The title of this post is the title of this new paper authored by Christopher Slobogin and Kate Weisburd now available via SSRN. Here is its abstract:

Current doctrine justifies many government searches, interrogations, and deprivations of liberty on the ground that the target of the action “voluntarily” agreed to it or waived applicable rights.  The standard critiques of this doctrine — that these choices are often or always coerced, the result of an unconstitutional condition, or inherently shaped by race, gender, and class — have usually been given short shrift by the courts, leading one of us to question whether the practice of using consent and waiver to deprive someone of basic rights and liberties should be abolished.

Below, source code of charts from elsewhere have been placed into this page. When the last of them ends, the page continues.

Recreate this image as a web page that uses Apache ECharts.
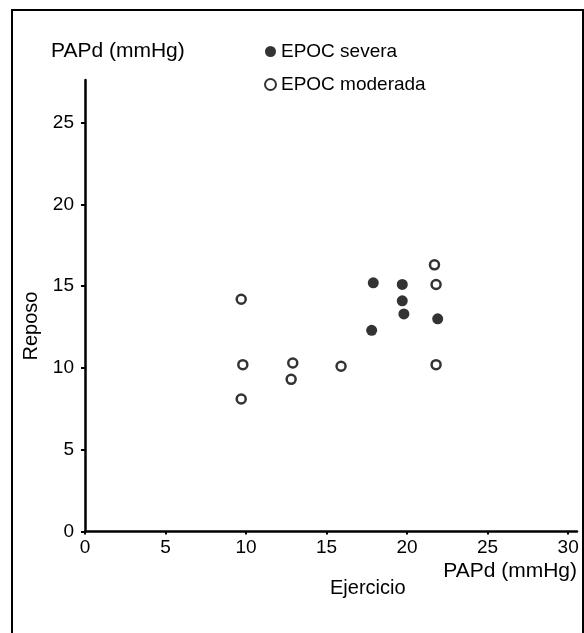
<!DOCTYPE html>
<html lang="es" style="height: 100%">
  <head>
    <meta charset="utf-8" />
  </head>
  <body style="height: 100%; margin: 0; background: #fff">
    <div id="container" style="width: 584px; height: 633px"></div>

    <script
      type="text/javascript"
      src="https://cdn.jsdelivr.net/npm/echarts@6/dist/echarts.min.js"
    ></script>

    <script type="text/javascript">
      // PAPd ejercicio (x) vs reposo (y)
      var severaX = [17.9, 19.7, 19.7, 19.8, 17.8, 21.9];
      var severaY = [15.2, 15.1, 14.1, 13.3, 12.3, 13.0];
      var moderadaX = [9.7, 9.8, 9.7, 12.9, 12.8, 15.9, 21.7, 21.8, 21.8];
      var moderadaY = [14.2, 10.2, 8.1, 10.3, 9.3, 10.1, 16.3, 15.1, 10.2];
      var xTicks = [0, 5, 10, 15, 20, 25, 30];
      var yTicks = [0, 5, 10, 15, 20, 25];

      function pairs(xs, ys) {
        return xs.map(function (x, i) {
          return [x, ys[i]];
        });
      }

      var font = "Liberation Sans, Arial, sans-serif";
      var dom = document.getElementById("container");
      var myChart = echarts.init(dom, null, { renderer: "canvas" });

      var option = {
        animation: false,
        backgroundColor: "#fff",
        textStyle: { fontFamily: font, color: "#000" },
        title: {
          text: "PAPd (mmHg)",
          left: 46,
          top: 36,
          textStyle: { fontFamily: font, fontSize: 21, fontWeight: "normal", color: "#000" },
        },
        legend: {
          orient: "vertical",
          left: 259,
          top: 37,
          itemGap: 14,
          itemWidth: 11,
          itemHeight: 11,
          textStyle: { fontFamily: font, fontSize: 19, color: "#000" },
          data: [
            { name: "EPOC severa", icon: "circle" },
            { name: "EPOC moderada", icon: "circle" },
          ],
        },
        grid: { left: 85, top: 80, width: 492, height: 451.5 },
        xAxis: {
          type: "value",
          min: 0,
          max: 30.55,
          interval: 5,
          axisLine: { lineStyle: { color: "#000", width: 2.5 } },
          axisTick: { show: true, length: 3, lineStyle: { color: "#000", width: 2 }, customValues: xTicks },
          axisLabel: { customValues: xTicks, color: "#000", fontSize: 19, fontFamily: font, margin: 7 },
          splitLine: { show: false },
        },
        yAxis: {
          type: "value",
          min: 0,
          max: 27.6,
          interval: 5,
          axisLine: { lineStyle: { color: "#000", width: 2.5 } },
          axisTick: { show: true, length: 4, lineStyle: { color: "#000", width: 2 }, customValues: yTicks },
          axisLabel: { customValues: yTicks, color: "#000", fontSize: 19, fontFamily: font, margin: 11 },
          splitLine: { show: false },
        },
        graphic: [
          {
            type: "rect",
            shape: { x: 12, y: 10, width: 571, height: 640 },
            style: { fill: null, stroke: "#000", lineWidth: 2 },
            silent: true,
          },
          {
            type: "text",
            x: 31,
            y: 326,
            rotation: Math.PI / 2,
            style: {
              text: "Reposo",
              font: "20px " + font,
              fill: "#000",
              align: "center",
              verticalAlign: "middle",
            },
          },
          {
            type: "text",
            right: 7,
            top: 561,
            style: { text: "PAPd (mmHg)", font: "21px " + font, fill: "#000" },
          },
          {
            type: "text",
            left: 330,
            top: 578,
            style: { text: "Ejercicio", font: "20px " + font, fill: "#000" },
          },
        ],
        series: [
          {
            name: "EPOC severa",
            type: "scatter",
            symbol: "circle",
            symbolSize: 11,
            itemStyle: { color: "#000" },
            data: pairs(severaX, severaY),
          },
          {
            name: "EPOC moderada",
            type: "scatter",
            symbol: "circle",
            symbolSize: 9,
            itemStyle: { color: "#fff", borderColor: "#000", borderWidth: 2.5 },
            data: pairs(moderadaX, moderadaY),
          },
        ],
      };

      myChart.setOption(option);
    </script>
  </body>
</html>
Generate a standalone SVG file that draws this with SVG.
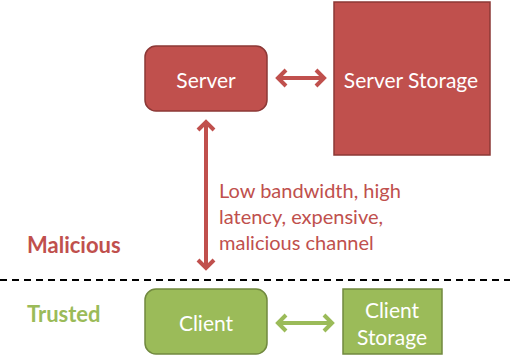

In the meantime, we jointly wondered if there is a more immediate “minimalist” path forward, drawing on the Supreme Court’s own jurisprudence. 

This article takes the position that in many situations the voluntariness of a person’s choice need not be an issue, because the option the government proffers to that person is legally illegitimate.  Specifically, the “illegitimate choice” test we propose would make concerns about the validity of a person’s choice legally irrelevant in three situations: (1) when Supreme Court caselaw, properly construed, has made it so; (2) when the benefit the government offers is premised on acceptance of a condition that is not narrowly tailored to a compelling interest; or (3) when the benefit the government offers is itself unconstitutional. This approach would call into question searches based on the third-party doctrine, promises of leniency during interrogations, many types of pretrial and post-conviction dispositional conditions, certain waivers associated with plea bargaining, some types of special needs searches, and consent searches conducted in the absence of suspicion. In all of these situations, the illegitimate choice test would avoid difficulties with determining whether a choice is coerced or voluntary, while still maintaining consent as a viable option at other criminal justice decision-points.